We’ve covered the Stadium Catalyst Fallacy in this space before: Look at a sports venue, look at development taking place around it, and declare “mission accomplished.” But when you have a sports facility being built in a neighborhood that is already ripe for development — which was absolutely the case in D.C., if only because there are few sites anywhere in the District that aren’t being eyed for development — then, as Garofalo notes, “We can’t know for sure what would have happened in the alternative universe in which the Nationals never came to D.C. and Nats Park was never built.”
Then Garofalo digs up another recent quote about the Nationals’ alleged economic windfall for D.C. that is even more bizarre:
“Where would we be without the arena, the convention center and hotel, the ballpark, Audi soccer stadium,” Evans asks and answers, “We’d be Detroit, a city still struggling in every respect.”
That’s D.C. city councilmember Jack Evans, the godfather of Nationals Park, in a recent Washington City Paper article about how the stadium deal “nearly fell apart.” (The article doesn’t really explain that bit, but if you want the fuller recap, it’s covered both in the later chapters of Field of Schemes and here on this site as well.) Notes Garofalo:
What a weird comparison for Evans to make: Detroit also has publicly-funded sports stadiums, as well as convention centers and hotels.

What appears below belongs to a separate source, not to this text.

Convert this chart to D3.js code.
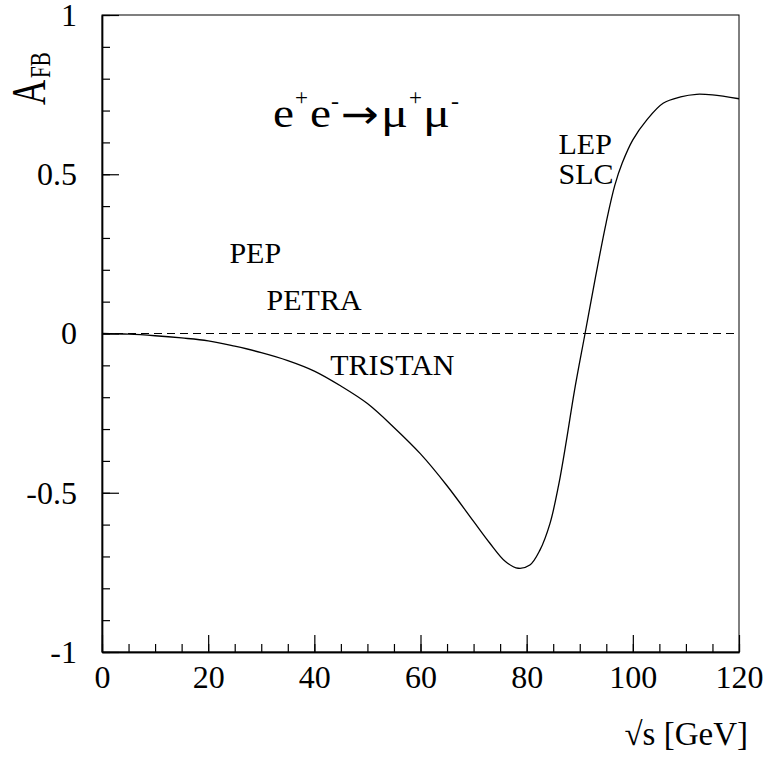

The chief difference between the cities is that Detroit’s main industry — automaking — went bust, and D.C.’s — the business of government — didn’t. No soccer field or convention center changed that.
I would suggest that we all point and laugh at Jack Evans for being a doofus, but presumably everyone is already pointing and laughing at Evans’ ongoing ethics scandals, so to double down would be cruel, if fun.
Doesn’t Evans know that it’s Cleveland’s job to not be Detroit. Not DC’s.
There were also a number of single family residences. I don’t think they live in the condos.
I think Detroit has most of that stuff too.
Neil,
Don’t you miss the days when ballpark only cost $500M. Today they are $ 1 billion to start. The DC was bad but it could have been worse
Only one baseball stadium has cost over $1 billion, new Yankee Stadium.
I remember people in Seattle screaming bloody murder when the pricetag for the Kingdome came in at $67 million when it was completed in 1976 because it was originally supposed to cost only $40 million. I’ve since read that if tax revenues the Kingdome generated had gone to service its bond debt as intended, instead of being diverted to other government projects, it would have paid for itself years ahead of schedule.
Good thing the Kingdome was torn down so two new stadiums could replace it (at a combined public cost of $800 million).
“I’ve since read that if tax revenues the Kingdome generated had gone to service its bond debt as intended, instead of being diverted to other government projects, it would have paid for itself years ahead of schedule.”
Can you provide a source for that? It seems unlikely.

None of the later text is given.